Sen. Mark Udall, D-Colo., said Wednesday he recently sponsored legislation that would allow the Forest Service to expand and upgrade its contractor fleet of firefighting planes.
"The West is experiencing severe drought conditions, which has led to an outbreak in wildfires across the region," Udall said. "I urge my colleagues to get this legislation to the president's desk to ensure our nation's air-tanker fleet can safely and effectively respond to wildfires."
The wildfire burning on the Nevada-Utah border has scorched about 6,900 acres and is 40 percent contained, fire officials said Wednesday. Crews don't expect to fully contain the blaze until Sunday evening. Nearly 350 people, including support staff, are working on the fire.
In New Mexico, crews had contained more than 20 percent of a massive wildfire in the Gila National Forest by Wednesday morning. The blaze has charred about 412 square miles, but it's not growing as fast as it was last week.

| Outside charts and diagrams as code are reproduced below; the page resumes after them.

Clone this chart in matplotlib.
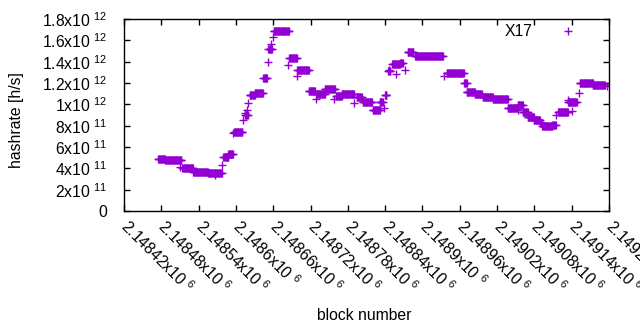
import numpy as np
import matplotlib
matplotlib.use("Agg")
import matplotlib.pyplot as plt
from matplotlib.ticker import FixedLocator, FuncFormatter

plt.rcParams['font.family'] = ['Liberation Sans', 'DejaVu Sans']
plt.rcParams['mathtext.fontset'] = 'custom'
plt.rcParams['mathtext.rm'] = 'Liberation Sans'
plt.rcParams['mathtext.it'] = 'Liberation Sans'
plt.rcParams['mathtext.default'] = 'regular'

# ---- data: runs of constant hashrate (block range, value in h/s) ----
run_start = [2148475, 2148486, 2148514, 2148531, 2148555, 2148580, 2148588, 2148597,
             2148615, 2148622, 2148630, 2148644, 2148652, 2148661, 2148686, 2148699,
             2148717, 2148730, 2148743, 2148761, 2148770, 2148794, 2148804, 2148820,
             2148831, 2148840, 2148845, 2148851, 2148864, 2148876, 2148888, 2148939,
             2148968, 2148971, 2148984, 2148997, 2149013, 2149037, 2149053, 2149061,
             2149069, 2149079, 2149089, 2149093, 2149109, 2149118, 2149134, 2149153,
             2149174]
run_end = [2148486, 2148512, 2148531, 2148555, 2148577, 2148588, 2148595, 2148610,
           2148619, 2148630, 2148643, 2148650, 2148658, 2148685, 2148698, 2148717,
           2148727, 2148743, 2148759, 2148770, 2148790, 2148802, 2148819, 2148831,
           2148836, 2148842, 2148848, 2148864, 2148868, 2148885, 2148933, 2148966,
           2148971, 2148984, 2148995, 2149013, 2149037, 2149053, 2149061, 2149069,
           2149079, 2149089, 2149093, 2149109, 2149114, 2149134, 2149148, 2149174,
           2149193]
run_value = [4.85e11, 4.75e11, 4.00e11, 3.68e11, 3.57e11, 5.05e11, 5.30e11, 7.45e11,
             9.00e11, 1.085e12, 1.11e12, 1.25e12, 1.516e12, 1.685e12, 1.43e12, 1.32e12,
             1.125e12, 1.10e12, 1.14e12, 1.075e12, 1.10e12, 1.07e12, 1.02e12, 9.47e11,
             1.02e12, 1.09e12, 1.31e12, 1.375e12, 1.39e12, 1.49e12, 1.453e12, 1.294e12,
             1.197e12, 1.12e12, 1.094e12, 1.07e12, 1.047e12, 9.70e11, 9.90e11, 9.30e11,
             8.85e11, 8.50e11, 8.25e11, 7.95e11, 8.03e11, 9.32e11, 1.02e12, 1.203e12,
             1.178e12]

# ---- isolated points ----
single_block = [2148510, 2148566, 2148577, 2148595, 2148611, 2148614, 2148619, 2148618,
                2148652, 2148657, 2148660, 2148684, 2148698, 2148728, 2148757, 2148790,
                2148838, 2148841, 2148846, 2148858, 2148872, 2148934, 2148966, 2149053,
                2149114, 2149134, 2149141, 2149152, 2149196]
single_value = [4.15e11, 3.38e11, 4.31e11, 7.28e11, 8.53e11, 9.2e11, 1.01e12, 9.47e11,
                1.394e12, 1.57e12, 1.634e12, 1.369e12, 1.266e12, 1.05e12, 1.047e12, 1.01e12,
                9.68e11, 1.0875e12, 1.32e12, 1.284e12, 1.32e12, 1.266e12, 1.197e12, 9.47e11,
                8.97e11, 1.04e12, 9.375e11, 1.11e12, 1.17e12]

series_label = "X17"
x_ticks = [2148420 + 60 * k for k in range(14)]
y_ticks = [0, 2e11, 4e11, 6e11, 8e11, 1e12, 1.2e12, 1.4e12, 1.6e12, 1.8e12]

# expand runs to one point per block
xs, ys = [], []
for s, e, v in zip(run_start, run_end, run_value):
    b = np.arange(s, e + 1)
    xs.append(b)
    ys.append(np.full(b.shape, v))
xs.append(np.array(single_block))
ys.append(np.array(single_value))
x = np.concatenate(xs)
y = np.concatenate(ys)

W, H = 640, 330
fig = plt.figure(figsize=(W / 100, H / 100), dpi=100)
ax = fig.add_axes([124 / W, 1 - 211 / H, (609 - 124) / W, (211 - 19) / H])

color = '#9400D3'
ax.plot(x, y, linestyle='none', marker='+', markersize=5.6, markeredgewidth=1.0,
        color=color, label=series_label)

ax.set_xlim(2148420, 2149200)
ax.set_ylim(0, 1.8e12)

def sci(v):
    if v == 0:
        return "0"
    e = int(np.floor(np.log10(abs(v)) + 1e-9))
    m = v / 10 ** e
    return "{:g}x10 $^{{{}}}$".format(round(m, 6), e)

ax.xaxis.set_major_locator(FixedLocator(x_ticks))
ax.yaxis.set_major_locator(FixedLocator(y_ticks))
ax.xaxis.set_major_formatter(FuncFormatter(lambda v, p: sci(v)))
ax.yaxis.set_major_formatter(FuncFormatter(lambda v, p: sci(v)))

fs = 11.3
ax.tick_params(axis='both', direction='in', length=4, width=1.0, top=True, right=True,
               labelsize=fs, colors='black')
ax.tick_params(axis='y', pad=12)
ax.tick_params(axis='x', pad=9)
for lab in ax.get_xticklabels():
    lab.set_rotation(-45)
    lab.set_ha('left')
    lab.set_va('center')
    lab.set_rotation_mode('anchor')
for sp in ax.spines.values():
    sp.set_linewidth(1.0)

fig.text(17 / W, 1 - 120.5 / H, "hashrate [h/s]", rotation=90, ha='center', va='center',
         fontsize=fs)
fig.text(364 / W, 1 - 315 / H, "block number", ha='center', va='center', fontsize=fs)

leg = ax.legend(loc='center right', bbox_to_anchor=(590 / W, 1 - 32 / H),
                bbox_transform=fig.transFigure, frameon=False, markerfirst=False,
                borderpad=0, borderaxespad=0, handletextpad=0.8, handlelength=2.85,
                fontsize=fs)

fig.savefig("out.png", dpi=100)
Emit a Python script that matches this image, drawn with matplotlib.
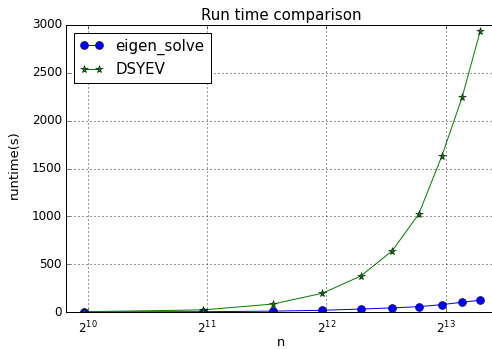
import matplotlib
matplotlib.use('Agg')
import matplotlib.pyplot as plt

plt.style.use('classic')

n = [1000, 2000, 3000, 4000, 5000, 6000, 7000, 8000, 9000, 10000]
eigen_solve = [1, 3, 9, 18, 31, 43, 56, 77, 102, 123]
dsyev = [3, 22, 83, 196, 376, 640, 1024, 1628, 2243, 2936]

fig = plt.figure(figsize=(492 / 72, 349 / 72), dpi=72)
ax = fig.add_axes([66 / 492, 1 - 312 / 349, 430 / 492, 287 / 349])

ax.plot(n, eigen_solve, 'b-o', markersize=8, label='eigen_solve')
ax.plot(n, dsyev, 'g-*', markersize=8, label='DSYEV')

ax.set_xscale('log', base=2)
ax.set_xlim(2 ** 9.818, 2 ** 13.42)
ax.set_ylim(0, 3000)
ax.grid(True, color='k', linestyle=(0, (1, 3)), linewidth=0.8)

ax.set_title('Run time comparison', fontsize=15)
ax.set_xlabel('n', fontsize=13, labelpad=-1)
ax.set_ylabel('runtime(s)', fontsize=13)
ax.yaxis.set_label_coords(-0.105, 0.515)
ax.tick_params(axis='x', pad=8)
ax.legend(loc='upper left', fontsize=15, handlelength=1.6)

fig.savefig('out.png', dpi=72)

The tanker that crashed in Utah was owned by Neptune Aviation Services of Missoula, Mont. It was built in 1962, according to federal aviation records, but had been modified to fight fires and was among only a handful of air tankers available nationwide. The other P2V was owned by Minden Air Corp. in Minden, Nev.
The P2V was once a Cold War-era submarine attack plane but for years has been a mainstay of the nation's aerial firefighting arsenal.
At a news conference Tuesday in Albuquerque, N.M., Forest Service chief Tom Tidwell acknowledged the need to modernize the country's firefighting fleet and said the Forest Service was asking contractors to upgrade to a more modern plane.
Neptune Aviation maintains the P2V is a safe plane, despite its age. The company has gathered the plane's maintenance records for an NTSB investigation; however, it has refused to make those records public.
The Utah crash killed two pilots: Todd Neal Tompkins and Ronnie Edwin Chambless, both of Boise, Idaho.
The NTSB investigation could take months, Eckrote said.